Essa é justamente a maior fragilidade que o Brasil tem na formação de seus professores. Tanto as faculdades de pedagogia quanto as de licenciatura negligenciam – às vezes, por completo – a didática em sala de aula. “Os cursos são estruturados para formar intelectuais e pesquisadores”, diz Bernardete Gatti, pesquisadora da Fundação Carlos Chagas e uma das maiores especialistas em carreira de professores do país (leia sua entrevista na página 62). “Alguns acadêmicos chegam a se escandalizar com a ideia de dar aulas voltadas para a prática de sala de aula. Eles encaram esse assunto como algo de menor valor”, diz ela.

Outro ponto em comum aos países com bons professores é a avaliação constante da qualidade da aula. Para isso, é comum haver supervisores assistindo às aulas, sem aviso prévio, não só na fase de formação do professor, mas ao longo de toda a sua carreira dentro da sala de aula.

Novamente, por aqui vamos na contramão. O Brasil faz parte do grupo de países que mantêm a sala de aula como uma “caixa preta”, na denominação da OCDE, a Organização para a Cooperação e Desenvolvimento Econômico. Nesses países, entrar na sala de aula para aferir a forma como o professor desempenha seu papel é um constrangimento, mesmo se combinado previamente. Em alguns locais do Reino Unido, os sindicatos conseguiram proibir que avaliadores tomassem nota durante a aula de um professor, com o argumento de que a prática colocaria em xeque a autoridade do mestre diante da classe.

A falta de cultura de avaliação de desempenho dos professores está no cerne dos problemas que temos no Brasil com os cursos de formação destinados aos 500 mil professores na ativa na rede pública. Somente o governo federal, sem contar o dinheiro de estados e municípios, investiu R$ 1 bilhão em cursos de aperfeiçoamento para professores do ensino médio em 2014. Não há, entretanto, medição de impacto dos gastos com esses treinamentos no aprendizado do aluno. “As poucas iniciativas realizadas com esse objetivo não conseguiram mostrar uma relação entre o investimento feito nos professores e a melhora das notas dos alunos”, diz Sergio Firpo, professor da Cátedra Instituto Unibanco no Insper. “Não há dados para apoiar qual é a forma mais efetiva de usar os recursos de treinamento de professores.”

Outro ponto crítico para a formação de um quadro nacional de bons professores no Brasil é a estabilidade no emprego, que torna praticamente impossível, na prática, excluir da rede pública os profissionais ruins, ao contrário do que ocorre nas escolas privadas e na maior parte das profissões.

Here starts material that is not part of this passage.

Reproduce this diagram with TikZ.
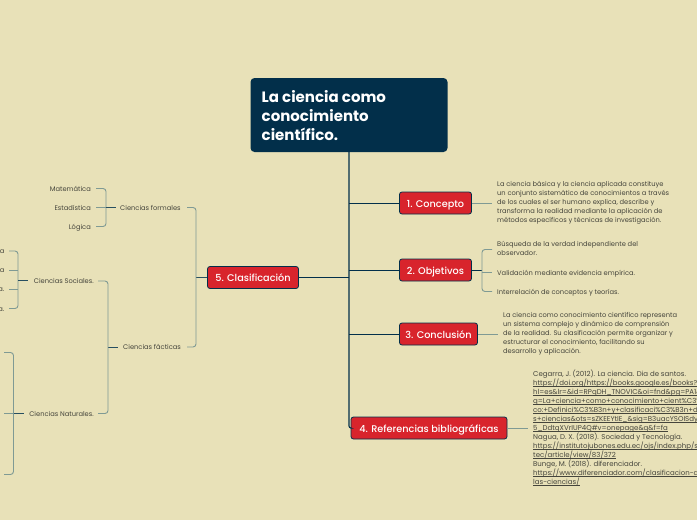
\documentclass[tikz,border=0pt]{standalone}
\usepackage{fontspec}
\setmainfont{Poppins}
\newfontfamily\medfont{Poppins Medium}
\definecolor{bg}{HTML}{E8E1B8}
\definecolor{navy}{HTML}{022F4A}
\definecolor{redbox}{HTML}{D8242C}
\definecolor{ink}{HTML}{45453C}
\definecolor{branch}{HTML}{7F9A94}
\newcommand\linkline[1]{\setbox0\hbox{#1}\rlap{\rule[-1.3pt]{\wd0}{0.35pt}}\box0}
\tikzset{
 x=1pt,y=-1pt,
 rootbox/.style={fill=navy,rounded corners=4pt,minimum width=197pt,minimum height=74pt,inner sep=0pt,text=white},
 topic/.style={fill=redbox,draw=navy,line width=0.8pt,rounded corners=2.5pt,minimum height=22pt,inner sep=0pt,text=white,text height=10pt,text depth=2pt,font=\fontsize{9.7}{12}\selectfont\medfont},
 para/.style={inner sep=0pt,text=ink,font=\fontsize{6.7}{9}\selectfont,align=left,anchor=north west},
 leaf/.style={inner sep=0pt,text=ink,font=\fontsize{6.7}{9}\selectfont,text height=7pt,text depth=1.5pt},
 leafr/.style={leaf,anchor=east},
 leafl/.style={leaf,anchor=west},
 trunk/.style={draw=navy,line width=1.1pt,rounded corners=2pt},
 thin/.style={draw=navy,line width=0.8pt},
 soft/.style={draw=branch,line width=0.9pt,rounded corners=3pt},
 stub/.style={draw=navy!70!branch,line width=0.9pt},
}
\begin{document}
\begin{tikzpicture}
\useasboundingbox (0,0) rectangle (697,520);
\clip (0,0) rectangle (697,520);
\fill[bg] (0,0) rectangle (697,520);
% root and topics
\node[rootbox] (root) at (349,115) {};
\node[anchor=north west,inner sep=0pt,text=white,align=left,font=\fontsize{15}{19}\selectfont\bfseries] (roottext) at (261.5,90.5) {La ciencia como\\conocimiento\\científico.};
\node[topic,minimum width=72pt] (t1) at (435.5,203) {1. Concepto};
\node[topic,minimum width=72pt] (t2) at (435.5,270) {2. Objetivos};
\node[topic,minimum width=78pt] (t3) at (438.5,334) {3. Conclusión};
\node[topic,minimum width=156pt] (t4) at (429,428) {4. Referencias bibliográficas};
\node[topic,minimum width=91pt] (t5) at (253,277.5) {5. Clasificación};
% trunk
\coordinate (tj) at (349,428);
\draw[trunk] (root.south -| tj) -- (tj) -- (t4.west);
\draw[thin] (349,203) -- (t1.west);
\draw[thin] (349,270) -- (t2.west);
\draw[thin] (349,334) -- (t3.west);
\draw[thin] (349,277.5) -- (t5.east);
% right leaves
\node[para] (c1) at (497,181) {La ciencia básica y la ciencia aplicada constituye\\un conjunto sistemático de conocimientos a través\\de los cuales el ser humano explica, describe y\\transforma la realidad mediante la aplicación de\\métodos específicos y técnicas de investigación.};
\coordinate (c1a) at (492,203);
\draw[soft] (t1.east) -- (c1a);
\node[para] (o1) at (497,241) {Búsqueda de la verdad independiente del\\observador.};
\node[leafl] (o2) at (497,272.5) {Validación mediante evidencia empírica.};
\node[leafl] (o3) at (497,291.5) {Interrelación de conceptos y teorías.};
\coordinate (o1a) at (492,249.5);
\coordinate (o2a) at (492,272.5);
\coordinate (o3a) at (492,291.5);
\coordinate (ob) at (482,270);
\draw[thin] (t2.east) -- (ob);
\draw[soft] (o1a) -- (ob |- o1a) -- (ob |- o3a) -- (o3a);
\draw[soft] (ob |- o2a) -- (o2a);
\node[para] (k1) at (503,312) {La ciencia como conocimiento científico representa\\un sistema complejo y dinámico de comprensión\\de la realidad. Su clasificación permite organizar y\\estructurar el conocimiento, facilitando su\\desarrollo y aplicación.};
\coordinate (k1a) at (498,334);
\draw[soft] (t3.east) -- (k1a);
\node[para,font=\fontsize{7}{9}\selectfont] (r1) at (533,369.5) {Cegarra, J. (2012). La ciencia. Dia de santos.\\
\linkline{https://doi.org/https://books.google.es/books?}\\
\linkline{hl=es\&lr=\&id=RPqDH\_TNOVIC\&oi=fnd\&pg=PA1\&dq=}\\
\linkline{q=La+ciencia+como+conocimiento+cient\%C3\%ADfi}\\
\linkline{co:+Definici\%C3\%B3n+y+clasificaci\%C3\%B3n+de+la}\\
\linkline{s+ciencias\&ots=sZKEEYtIE\_\&sig=B3uacYSOISdy}\\
\linkline{5\_DdtqXVrIUP4Q\#v=onepage\&q\&f=fa}\\
Nagua, D. X. (2018). Sociedad y Tecnología.\\
\linkline{https://institutojubones.edu.ec/ojs/index.php/soc}\\
\linkline{tec/article/view/83/372}\\
Bunge, M. (2018). diferenciador.\\
\linkline{https://www.diferenciador.com/clasificacion-de-}\\
\linkline{las-ciencias/}};
\coordinate (r1a) at (528,428);
\draw[soft] (t4.east) -- (r1a);
% left: classification
\node[leafl] (cf) at (120,207.5) {Ciencias formales};
\node[leafl] (cx) at (123,347) {Ciencias fácticas};
\draw[thin,draw=navy!70!branch] (t5.west) -- (196,277.5);
\draw[soft] (187,207.5) -- (196,207.5) -- (196,347) -- (187,347);
% formales
\node[leafr] (m1) at (91,188.5) {Matemática};
\node[leafr] (m2) at (91,207.5) {Estadística};
\node[leafr] (m3) at (91,226.5) {Lógica};
\draw[soft] (96,188.5) -- (106,188.5) -- (106,226.5) -- (96,226.5);
\draw[soft] (96,207.5) -- (106,207.5);
\draw[stub] (106,207.5) -- (116,207.5);
% facticas
\draw[stub] (108,347) -- (118,347);
\node[leafr] (s0) at (94,281) {Ciencias Sociales.};
\node[leafr] (n0) at (94,413.5) {Ciencias Naturales.};
\draw[soft] (98,281) -- (108,281) -- (108,413.5) -- (98,413.5);
% sociales
\node[leafr] (s1) at (4.5,251) {ía};
\node[leafr] (s2) at (4.5,270) {ía};
\node[leafr] (s3) at (4.5,289) {ía.};
\node[leafr] (s4) at (4.5,308.5) {ía.};
\draw[soft] (9,251) -- (18,251) -- (18,308.5) -- (9,308.5);
\draw[soft] (9,270) -- (18,270);
\draw[soft] (9,289) -- (18,289);
\draw[stub] (18,280) -- (28,280);
% naturales
\draw[soft] (4,352.5) -- (13.5,352.5) -- (13.5,474.5) -- (4,474.5);
\draw[soft] (4,413.5) -- (13.5,413.5);
\draw[stub] (13.5,413.5) -- (24,413.5);
\end{tikzpicture}
\end{document}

Segundo pesquisas, tirar da rede de ensino os professores classificados entre os 5% piores dá mais resultado no aprendizado final do aluno do que dar bônus salarial para a metade dos professores com melhor desempenho. “Manter os ruins afasta os bons e mina a atratividade da carreira entre os jovens”, diz Bárbara Bruns, diretora de Políticas de Educação do Banco Mundial.

Para que o Brasil consiga avançar no roteiro que leva um país a ter excelentes professores e, consequentemente, boa educação, precisamos virar pelo avesso a forma como formamos e valorizamos nossos professores. “Não há como melhorar a carreira de professores sem fazer  uma revolução, desde a formação inicial até as avaliações de desempenho”, diz Bernardete Gatti. Revoluções na área de Educação não são feitas da noite para o dia. Um primeiro passo, porém, poderia ser dado imediatamente no Brasil. Criar instrumentos para que os altos investimentos (já existentes) em formação de professores resultem em profissionais mais bem preparados e valorizar aqueles cujos alunos aprendem mais pode ser um começo para uma revolução. O maior problema da educação brasileira está à frente do quadro-negro. E a solução, também.